Out of the recent eruption of indie-pop female powerhouses like Lorde, Grimes and Purity Ring emerges Danish-born Karen Marie Ørsted, otherwise known as MØ. In the last year or so, MØ has released one full EP, Bikini Daze, but has otherwise been slowly dropping dynamite singles as well as collaborations with electro icons, including Diplo and Avicii. MØ is a self-proclaimed player in the pop world, even citing the Spice Girls as an early inspiration, who she recently nodded to with an inventive cover of Say You’ll Be There.
According to the pop princess herself, this, her first full-length album, is about “being young, confused and restless…just trying to find your own path through the jungle of the modern world.” And the album materializes as just that, exploring the speedy, aggressive ups as well as the doleful, angsty downs of becoming an adult. We already knew MØ was completely capable of producing a potent pop track, but No Mythologies To Follow proves that this girl is just as well-versed in reflecting, longing and lamenting.
The album opens with the automatically addictive Don’t Wanna Dance that consists of the sultry vocals, electro-poppy production and self-possessed feminine vibe that characterizes MØ. Don’t Wanna Dance is one of the most danceable tracks on the record, but it also acts as a powerful, assertive opener for the more dynamic variety of tracks to come. In the same upbeat vein as this first track are other previously-released singles that boast pure pop perfection, quintessential girl-power energy and perfect synth production. Though these songs are glimmering and beat-filled, each conveys its own unique undertones. Glass takes the form of a simultaneously mournful and celebratory track about time passing, with a high-stakes chorus that asks “Oh, why does everyone have to grow old?” Tracks like Maiden, on the other hand, emerge as provocative expressions of longing and ravaging desire; while Pilgrim raises the stakes in an angsty, question-filled expression of frustration and a subsequent wish for escape. Those singles together show MØ’s thematic breadth as well as her consistently authoritative voice, not to mention her flawless power to create a well-balanced pop track.
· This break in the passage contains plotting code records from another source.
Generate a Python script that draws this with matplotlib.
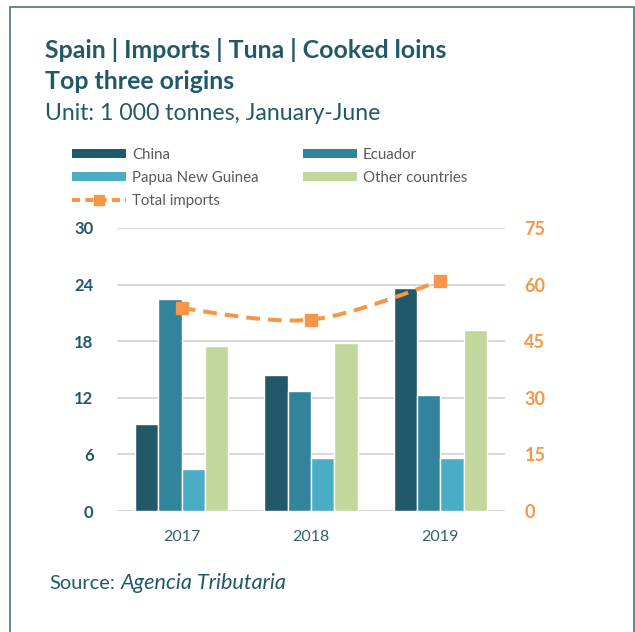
import matplotlib
matplotlib.use('Agg')
import matplotlib.pyplot as plt
from matplotlib.path import Path
from matplotlib.patches import PathPatch, Rectangle, Patch
from matplotlib.lines import Line2D
import numpy as np

# ---- data ----
years = ['2017', '2018', '2019']
china = [9.2, 14.45, 23.6]
ecuador = [22.5, 12.75, 12.25]
png = [4.5, 5.65, 5.65]
other = [17.5, 17.8, 19.15]
total = [53.7, 50.7, 60.9]
left_ticks = [0, 6, 12, 18, 24, 30]
right_ticks = [0, 15, 30, 45, 60, 75]
series_names = ['China', 'Ecuador', 'Papua New Guinea', 'Other countries']

# ---- style ----
C_CHINA = '#215968'
C_ECU = '#31849b'
C_PNG = '#4bacc6'
C_OTH = '#c3d69b'
C_ORANGE = '#f79646'
C_TITLE = '#215968'
C_LEG = '#595959'
C_GRID = '#d9d9d9'

plt.rcParams['font.family'] = ['Lato', 'DejaVu Sans']

W, H = 635, 632
fig = plt.figure(figsize=(W / 100, H / 100), dpi=100)


def fx(px):
    return px / W


def fy(py):
    return 1 - py / H


ax = fig.add_axes([fx(117), fy(511), (505 - 117) / W, (511 - 228) / H])
xs = np.arange(len(years))
bw = 0.18
colors = [C_CHINA, C_ECU, C_PNG, C_OTH]
vals = [china, ecuador, png, other]
for k, (v, c, nm) in enumerate(zip(vals, colors, series_names)):
    ax.bar(xs + (k - 1.5) * bw, v, width=bw, color=c, edgecolor='white',
           linewidth=1.0, label=nm, zorder=2)

ax.set_xlim(-0.5, len(years) - 0.5)
ax.set_ylim(left_ticks[0], left_ticks[-1])
ax.set_yticks(left_ticks)
ax.set_xticks(xs)
ax.set_xticklabels(years)
ax.yaxis.grid(True, color=C_GRID, linewidth=1.5, zorder=0)
ax.set_axisbelow(True)
for s in ax.spines.values():
    s.set_visible(False)
ax.tick_params(axis='y', length=0, pad=17, labelsize=12, labelcolor=C_TITLE)
ax.tick_params(axis='x', length=0, pad=14, labelsize=11.5, labelcolor='#35606c')
for lbl in ax.get_yticklabels():
    lbl.set_fontweight('bold')

ax2 = ax.twinx()
ax2.set_ylim(right_ticks[0], right_ticks[-1])
ax2.set_yticks(right_ticks)
for s in ax2.spines.values():
    s.set_visible(False)
ax2.tick_params(axis='y', length=0, pad=14, labelsize=13, labelcolor=C_ORANGE)
for lbl in ax2.get_yticklabels():
    lbl.set_fontweight('bold')

# smoothed total line (Catmull-Rom bezier through the data points)
pts = np.column_stack([xs, total]).astype(float)
verts = [pts[0]]
codes = [Path.MOVETO]
n = len(pts)
for i in range(n - 1):
    p0 = pts[i - 1] if i > 0 else pts[i]
    p1 = pts[i]
    p2 = pts[i + 1]
    p3 = pts[i + 2] if i + 2 < n else pts[i + 1]
    verts += [p1 + (p2 - p0) / 6, p2 - (p3 - p1) / 6, p2]
    codes += [Path.CURVE4] * 3
ax2.add_patch(PathPatch(Path(verts, codes), fill=False, edgecolor=C_ORANGE,
                        linewidth=2.9, linestyle=(0, (3.4, 2.0)),
                        capstyle='butt', zorder=3))
ax2.plot(xs, total, linestyle='none', marker='s', markersize=8.5,
         color=C_ORANGE, zorder=4)

# ---- legend ----
lfs = 10.8
h_china = Patch(facecolor=C_CHINA, edgecolor='none')
h_ecu = Patch(facecolor=C_ECU, edgecolor='none')
h_png = Patch(facecolor=C_PNG, edgecolor='none')
h_oth = Patch(facecolor=C_OTH, edgecolor='none')
h_tot = Line2D([], [], color=C_ORANGE, linewidth=2.9, linestyle=(0, (2.0, 1.3)),
               marker='s', markersize=6.5)
common = dict(loc='upper left', frameon=False, fontsize=lfs, borderpad=0,
              borderaxespad=0, handlelength=3.6, handleheight=0.48,
              handletextpad=0.4, labelspacing=0.6, labelcolor=C_LEG,
              numpoints=1)
fig.legend([h_china, h_png, h_tot], ['China', 'Papua New Guinea', 'Total imports'],
           bbox_to_anchor=(fx(72), fy(148)), **common)
fig.legend([h_ecu, h_oth], ['Ecuador', 'Other countries'],
           bbox_to_anchor=(fx(303), fy(148)), **common)

# ---- titles ----
t1 = fig.text(fx(45), fy(58), 'Spain | Imports | Tuna | Cooked loins',
              fontsize=17, fontweight='bold', color=C_TITLE, va='baseline')
t2 = fig.text(fx(45), fy(89), 'Top three origins',
              fontsize=17, fontweight='bold', color=C_TITLE, va='baseline')
t3 = fig.text(fx(45), fy(120), 'Unit: 1 000 tonnes, January-June',
              fontsize=15, color=C_TITLE, va='baseline')
s1 = fig.text(fx(49), fy(589), 'Source:', fontsize=12.5, color=C_TITLE,
              va='baseline')
s2 = fig.text(fx(121), fy(589), 'Agencia Tributaria', fontsize=12.5,
              style='italic', color=C_TITLE, va='baseline')

fig.canvas.draw()
r = fig.canvas.get_renderer()


def fit(t, width_px):
    bb = t.get_window_extent(r)
    t.set_fontsize(t.get_fontsize() * width_px / bb.width)


fit(t1, 402)
t2.set_fontsize(t1.get_fontsize())
fit(t3, 336)
fit(s1, 66)
fit(s2, 167)

# frame
fig.add_artist(Rectangle((fx(10), fy(660)), (634 - 10) / W, (660 - 7) / H,
                         transform=fig.transFigure, fill=False,
                         edgecolor='#4a7380', linewidth=1.2))

fig.savefig('out.png', dpi=100)
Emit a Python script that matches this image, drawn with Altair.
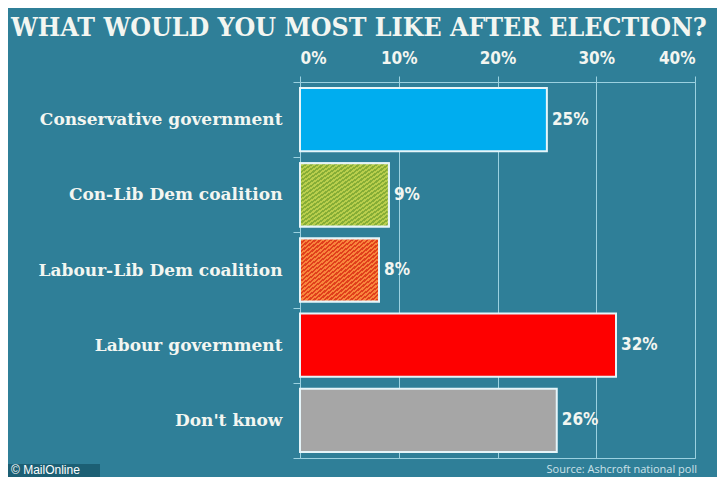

Surrounding those familiar tunes are more slowed-down, complex constructions that take the form of reflective ballads with undertones of angst and regret. In Dust is Gone, MØ croons, “Life is cruel and too short.” Slow Love not only tells the all-too-familiar story of being replaced by another girl, it succeeds in sounding exactly what that might feel like. Those, along with the darker Waste of Time, channel a Lana del Rey malaise that MØ imbues with deep disappointment and frustration. Tracks like these raise the stakes in contrast to the more light-hearted, fast-paced ones, somehow fusing ambient and day-dreamy vibes with taciturn, melancholy moods. The album’s final foray, XXX 88, a collaboration with Diplo, acts as a perfectly powerful, weighty ending.
With No Mythologies To Follow, MØ has established herself within an emerging circle of powerful pop dominatrixes but with her own distinct sound full of versatility and vitality. Not to mention that she is adorable and flawlessly Scandinavian.